Ultimately, vendor risk management is a human discipline. It requires moving away from the adversarial “buyer-vendor” dynamic toward a collaborative partnership focused on shared success and shared risk reduction.

Enterprises should establish clear performance and compliance expectations at the outset of the relationship. This includes transparency around what the enterprise expects in terms of safety, ethics, and security. However, it also requires an open feedback loop where vendors feel comfortable reporting challenges or capacity constraints before they escalate into crises. When the enterprise supports its vendors in improving their own security and operational practices, the entire network becomes stronger.

Leveraging Technology for Predictive Analytics

The future of risk mitigation lies in predictive analytics. By integrating data from financial markets, social media, news outlets, and supply chain tracking systems, enterprises can develop an early warning system. Artificial intelligence can now monitor global news for reports of strikes, bankruptcies, or regional conflicts, automatically flagging which vendors in the network might be impacted. This shift from reactive management to proactive intervention allows leaders to reposition assets or initiate contingency plans before a disruption hits the balance sheet.

Frequently Asked Questions

How does Nth-party risk differ from traditional third-party risk?

Third-party risk concerns vendors you contract with directly. Nth-party risk refers to the risks posed by your vendors’ vendors, contractors, or service providers. You are often liable for the actions of these secondary and tertiary parties, yet you have no direct contractual leverage over them.

What is the best way to handle vendors that refuse to provide requested security documentation?

A vendor’s refusal to undergo security assessment is a significant red flag. If a vendor cannot demonstrate compliance with your security standards, they should be treated as high-risk. Depending on the criticality of their role, you may need to withhold contract renewal or implement rigorous compensatory controls, such as network segmentation, to limit their access.

How do you reconcile the need for long-term partnerships with the need for competitive bidding?

While competitive bidding is useful for standard commodities, strategic partnerships for critical services benefit from long-term, stable relationships. The solution is to use “performance-based renewal” clauses, where the contract is long-term but is subject to regular, objective performance reviews that determine the continuation of the agreement.

Can a vendor’s financial stability be accurately predicted?

While no one can predict the future, you can monitor lead indicators. This includes observing their payment behaviors with their own suppliers, monitoring credit ratings, and tracking executive turnover. Sudden changes in these indicators often precede financial distress.

What is the role of legal and procurement teams in risk mitigation?

Legal and procurement teams must work in tandem. Procurement focuses on the commercial deal, while legal focuses on risk transfer.
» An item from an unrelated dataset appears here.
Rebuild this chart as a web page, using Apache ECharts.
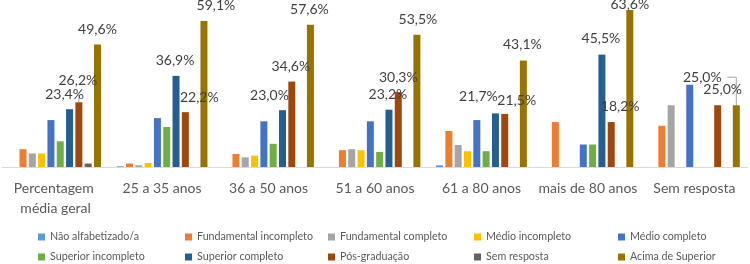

Effective risk mitigation requires that procurement does not finalize any deal until legal has reviewed the indemnification, liability, and termination clauses to ensure they protect the enterprise against vendor failure.

How often should high-risk vendors be audited?

High-risk vendors should be subject to a comprehensive, formal audit at least annually. However, this should be supplemented by quarterly check-ins and continuous, automated monitoring of their security posture and performance metrics throughout the year.

Is it necessary to have a dedicated third-party risk management department?

For larger enterprises, the volume of vendor data is too great for ad-hoc management. A dedicated department or a centralized cross-functional committee (involving IT, legal, finance, and procurement) is essential to ensure that risk assessments are consistent, documented, and acted upon across the entire organization.